Import cargo volume at major US retail container ports is beginning to pick up again, ending a summer-long downturn as retailers prepare for the holiday season.

According to the monthly Global Port Tracker report released by the National Retail Federation, US ports handled 1.32m 20-foot equivalent units (TEU) in July - up 6% from June but down 4% on July last year.
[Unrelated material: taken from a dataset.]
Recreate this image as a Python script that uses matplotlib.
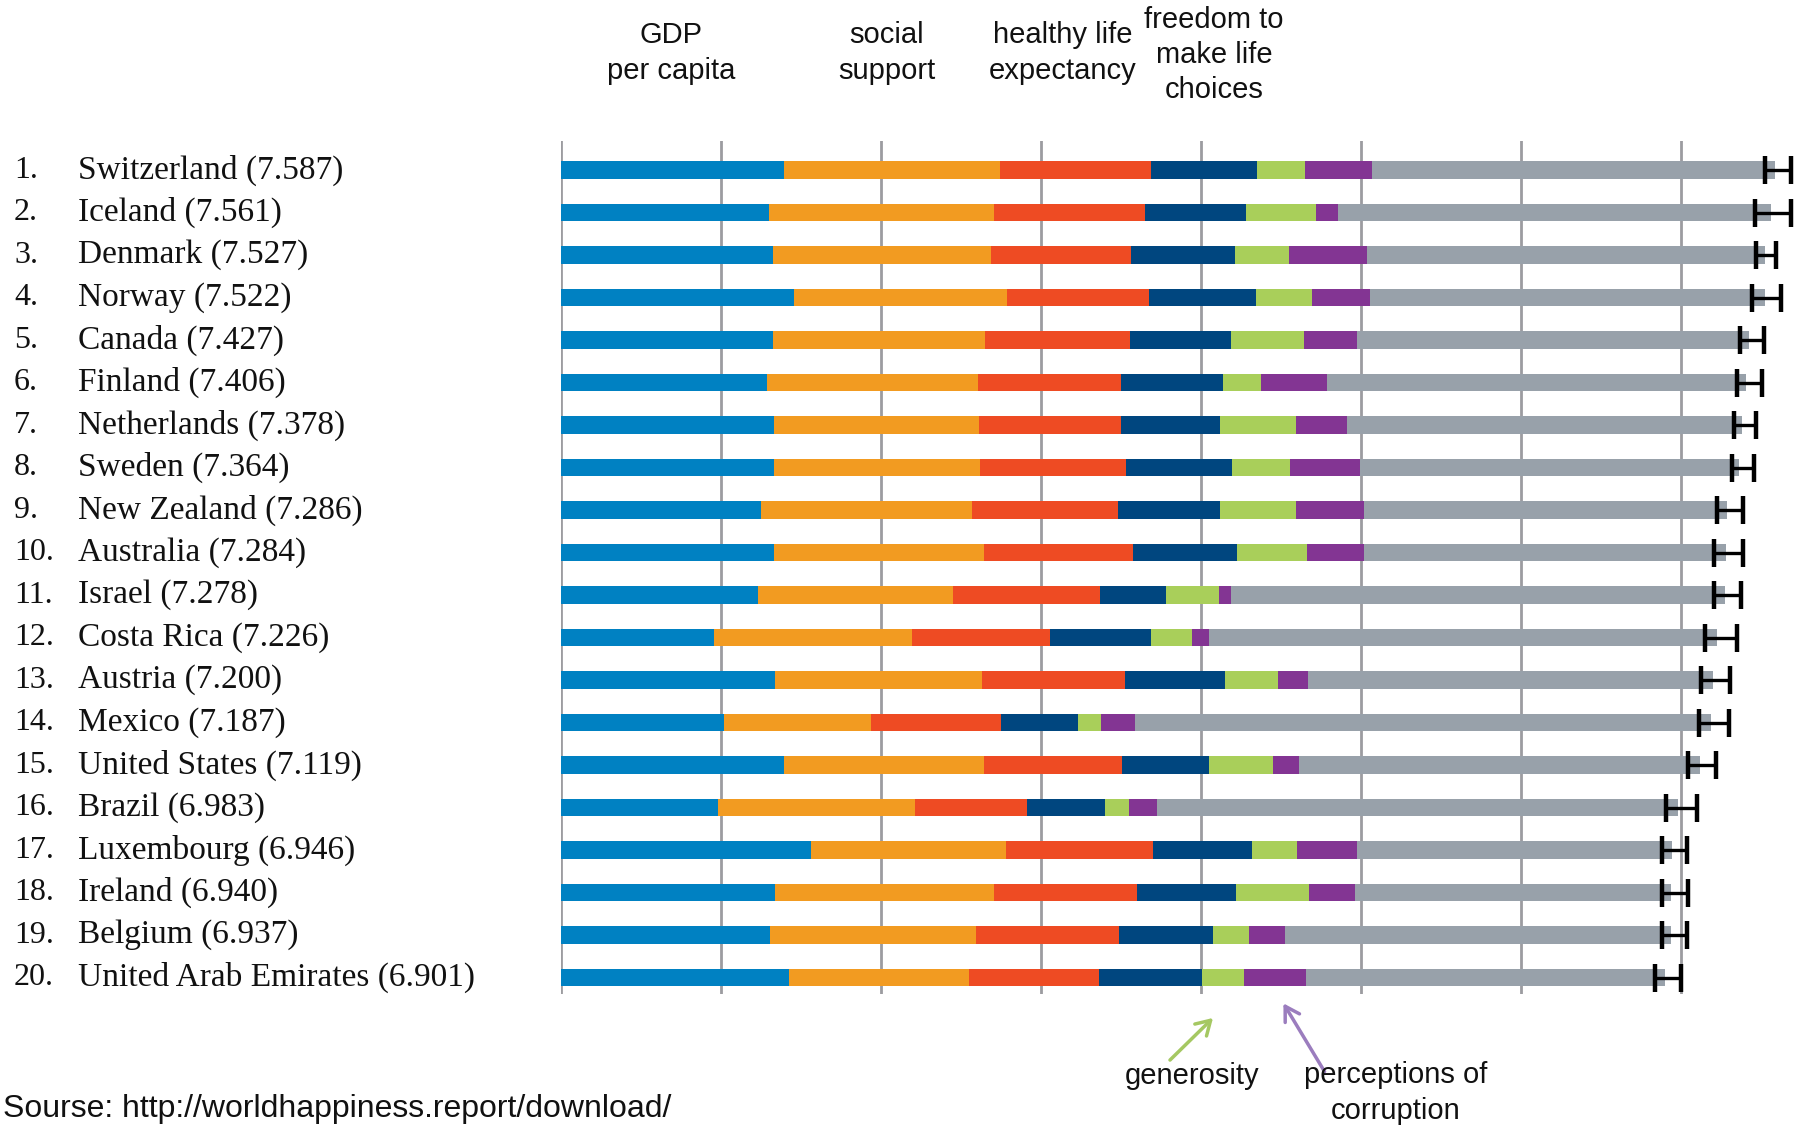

One TEU is one 20-foot cargo container or its equivalent.

July was the second month in a row to show a year-over-year decline, and August was flat compared with last year, at an estimated 1.42m TEU.

Rather than indicating an economic downturn, however, the numbers are a skewed comparison against higher-than-normal numbers last summer, when fears of shortages in shipping capacity caused many retailers to bring holiday merchandise into the country earlier than usual.

"With the most crucial spending period of the year just weeks away, retailers have made careful decisions on the amount of merchandise they need to properly stock their stores during the holidays," said Jonathan Gold, NRF vice president for supply chain and customs policy.

"This year, retailers have the luxury of importing holiday goods later than last year, which better ensures their inventory levels will accurately meet consumer demand."

Year-on-year growth is beginning to resume in September, which is forecast to be up 11.8% from last year at 1.5m TEU. October is seen at 1.48m TEU, up 9.5%; November at 1.33m TEU, up 8%; and December at 1.2m TEU, up 4.5%. January 2012 is forecast at 1.19m TEU, down 1% from January 2011.

The total for 2011 is forecast at 15.4m TEU, up 4.3% from 2010. Imports during 2010 totalled 14.7m TEU, a 16% increase over unusually low numbers in 2009.

However, the researchers also warn that the relatively strong import volumes of August and September are due the low levels of inventory that needed to be raised to meet the return-to-school and post-Thanksgiving sales.

While growth is expected in the third quarter, decreases are forecast for the following two to three quarters.